What you need to do: Tally the lines containing the word "this" and give the total alone.

Data excerpts:
----

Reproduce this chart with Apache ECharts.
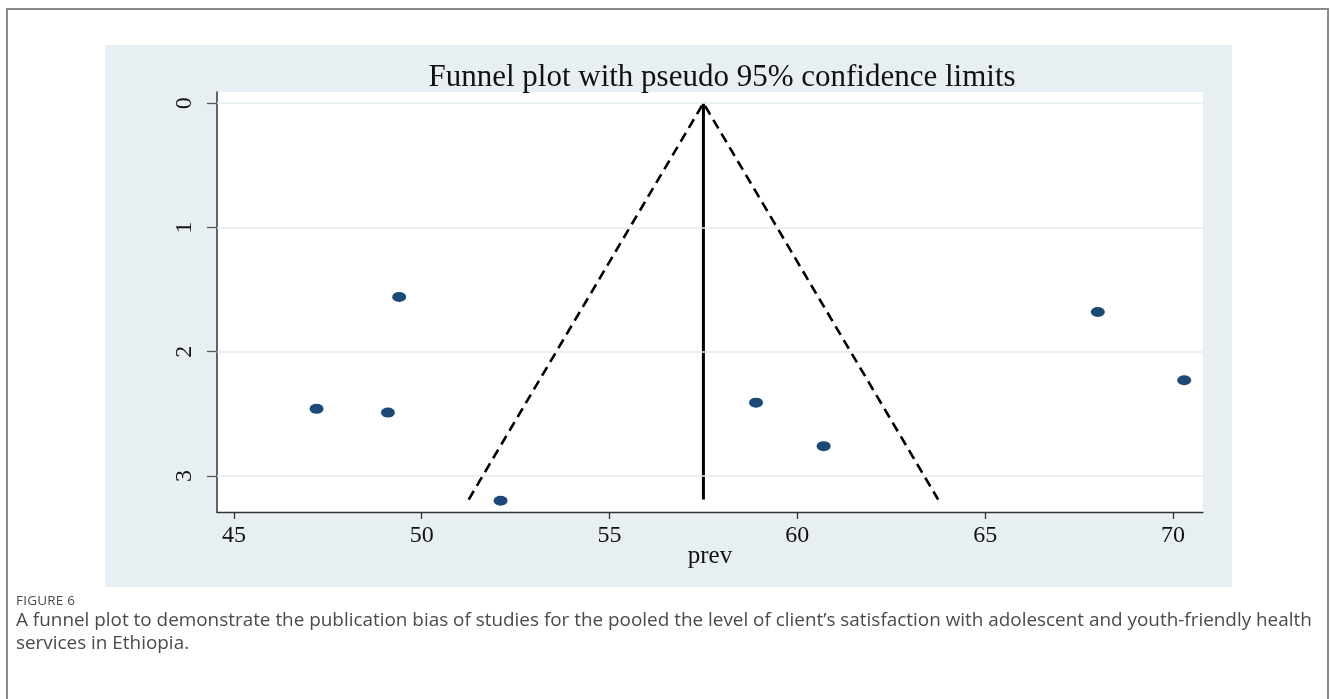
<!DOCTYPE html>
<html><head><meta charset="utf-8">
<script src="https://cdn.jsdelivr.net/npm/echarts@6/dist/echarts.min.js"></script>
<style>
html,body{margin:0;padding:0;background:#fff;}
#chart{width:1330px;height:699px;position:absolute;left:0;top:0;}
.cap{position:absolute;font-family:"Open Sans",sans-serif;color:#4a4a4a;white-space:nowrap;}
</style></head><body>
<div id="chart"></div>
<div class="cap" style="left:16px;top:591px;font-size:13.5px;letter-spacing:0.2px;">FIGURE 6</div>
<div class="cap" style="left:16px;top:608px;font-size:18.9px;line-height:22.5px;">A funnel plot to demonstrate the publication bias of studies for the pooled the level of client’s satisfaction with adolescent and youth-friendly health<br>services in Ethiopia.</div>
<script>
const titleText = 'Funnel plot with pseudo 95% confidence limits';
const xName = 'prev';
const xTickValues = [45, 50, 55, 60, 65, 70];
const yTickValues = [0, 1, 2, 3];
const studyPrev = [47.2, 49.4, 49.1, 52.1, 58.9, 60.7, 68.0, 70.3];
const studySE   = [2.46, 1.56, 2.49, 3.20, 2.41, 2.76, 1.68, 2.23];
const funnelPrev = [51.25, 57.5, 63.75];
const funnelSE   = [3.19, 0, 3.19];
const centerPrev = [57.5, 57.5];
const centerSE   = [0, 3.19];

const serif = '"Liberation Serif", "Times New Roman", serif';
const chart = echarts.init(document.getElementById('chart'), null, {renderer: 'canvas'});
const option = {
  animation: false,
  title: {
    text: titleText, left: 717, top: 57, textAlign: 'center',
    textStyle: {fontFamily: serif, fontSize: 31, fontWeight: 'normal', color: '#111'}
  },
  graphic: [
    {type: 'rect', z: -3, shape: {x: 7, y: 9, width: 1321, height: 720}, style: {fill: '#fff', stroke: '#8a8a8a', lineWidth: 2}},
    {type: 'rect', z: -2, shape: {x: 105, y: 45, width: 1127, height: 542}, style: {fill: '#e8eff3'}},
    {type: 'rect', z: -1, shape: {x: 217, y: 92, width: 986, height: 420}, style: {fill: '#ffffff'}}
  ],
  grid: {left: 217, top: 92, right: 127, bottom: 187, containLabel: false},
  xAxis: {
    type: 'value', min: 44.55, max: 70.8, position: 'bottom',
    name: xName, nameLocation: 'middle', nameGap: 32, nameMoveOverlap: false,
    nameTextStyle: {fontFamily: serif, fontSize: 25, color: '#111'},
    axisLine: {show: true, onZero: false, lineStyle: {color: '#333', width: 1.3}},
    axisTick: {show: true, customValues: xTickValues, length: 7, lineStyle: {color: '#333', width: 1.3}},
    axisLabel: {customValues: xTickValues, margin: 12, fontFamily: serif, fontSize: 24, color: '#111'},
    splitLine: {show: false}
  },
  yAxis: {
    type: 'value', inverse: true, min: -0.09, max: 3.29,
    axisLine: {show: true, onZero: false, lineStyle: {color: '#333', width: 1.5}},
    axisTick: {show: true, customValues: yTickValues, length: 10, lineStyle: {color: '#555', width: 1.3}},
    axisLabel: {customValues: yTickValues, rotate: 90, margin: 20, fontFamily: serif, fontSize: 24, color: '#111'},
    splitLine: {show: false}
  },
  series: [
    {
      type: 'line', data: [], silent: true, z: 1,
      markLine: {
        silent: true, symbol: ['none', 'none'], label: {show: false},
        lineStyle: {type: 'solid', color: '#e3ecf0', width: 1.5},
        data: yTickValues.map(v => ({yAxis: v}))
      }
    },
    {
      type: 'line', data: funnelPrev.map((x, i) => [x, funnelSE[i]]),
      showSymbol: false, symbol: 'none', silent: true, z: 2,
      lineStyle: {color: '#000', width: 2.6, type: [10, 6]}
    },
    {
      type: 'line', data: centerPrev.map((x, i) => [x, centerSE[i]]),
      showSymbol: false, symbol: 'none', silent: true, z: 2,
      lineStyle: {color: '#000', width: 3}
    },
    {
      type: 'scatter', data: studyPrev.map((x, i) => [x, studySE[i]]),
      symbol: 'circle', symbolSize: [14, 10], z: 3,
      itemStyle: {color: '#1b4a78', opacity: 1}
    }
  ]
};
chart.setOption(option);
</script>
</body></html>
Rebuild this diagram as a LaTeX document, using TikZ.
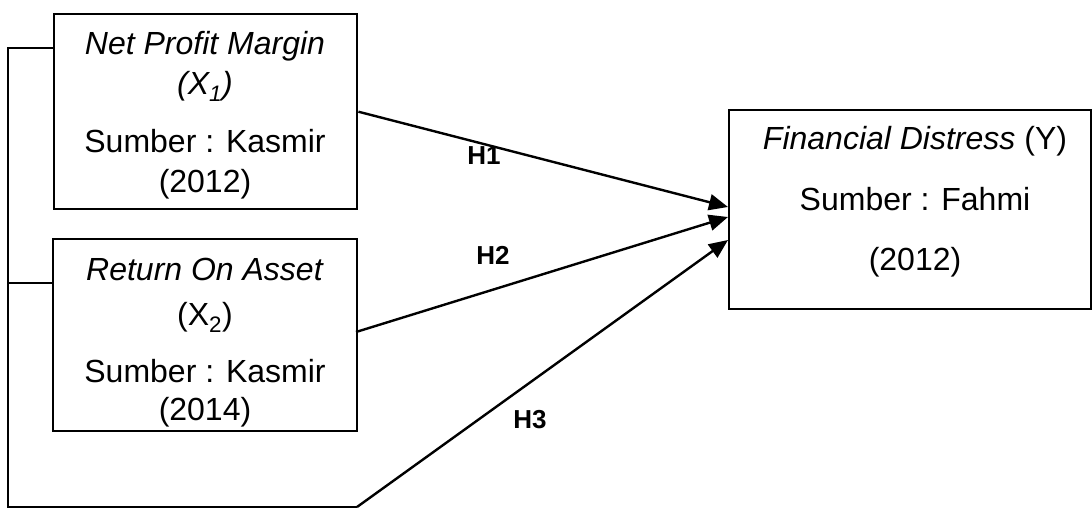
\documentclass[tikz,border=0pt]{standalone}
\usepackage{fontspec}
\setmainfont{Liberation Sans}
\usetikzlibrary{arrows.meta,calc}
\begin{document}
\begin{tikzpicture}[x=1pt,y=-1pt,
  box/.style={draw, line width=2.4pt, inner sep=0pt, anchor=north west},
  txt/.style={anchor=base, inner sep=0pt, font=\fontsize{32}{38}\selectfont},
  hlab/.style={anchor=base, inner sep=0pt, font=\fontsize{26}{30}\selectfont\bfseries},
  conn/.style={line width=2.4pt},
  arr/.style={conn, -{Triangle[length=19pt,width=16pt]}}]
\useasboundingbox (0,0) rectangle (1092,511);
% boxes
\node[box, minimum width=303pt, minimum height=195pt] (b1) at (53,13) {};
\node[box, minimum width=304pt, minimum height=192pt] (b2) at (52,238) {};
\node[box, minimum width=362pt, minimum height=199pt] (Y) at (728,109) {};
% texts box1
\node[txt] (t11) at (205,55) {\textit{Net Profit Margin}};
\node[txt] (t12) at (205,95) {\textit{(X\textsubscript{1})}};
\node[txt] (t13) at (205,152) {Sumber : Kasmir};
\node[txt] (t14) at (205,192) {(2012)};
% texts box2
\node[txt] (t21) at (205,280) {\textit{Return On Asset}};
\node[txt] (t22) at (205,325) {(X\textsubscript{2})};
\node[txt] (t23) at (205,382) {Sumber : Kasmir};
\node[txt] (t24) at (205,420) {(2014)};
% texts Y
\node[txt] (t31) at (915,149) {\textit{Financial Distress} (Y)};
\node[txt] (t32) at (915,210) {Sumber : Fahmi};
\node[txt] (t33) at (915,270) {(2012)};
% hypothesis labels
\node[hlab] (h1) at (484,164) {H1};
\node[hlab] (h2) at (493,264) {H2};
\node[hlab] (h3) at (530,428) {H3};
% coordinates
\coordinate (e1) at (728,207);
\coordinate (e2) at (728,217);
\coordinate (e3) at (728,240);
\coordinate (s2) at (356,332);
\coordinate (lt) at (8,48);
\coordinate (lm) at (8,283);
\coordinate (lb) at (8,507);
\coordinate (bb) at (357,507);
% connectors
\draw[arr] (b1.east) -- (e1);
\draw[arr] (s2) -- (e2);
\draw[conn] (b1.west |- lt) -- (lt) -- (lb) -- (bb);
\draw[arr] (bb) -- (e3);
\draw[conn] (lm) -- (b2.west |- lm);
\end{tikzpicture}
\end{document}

----

Correct answer: 2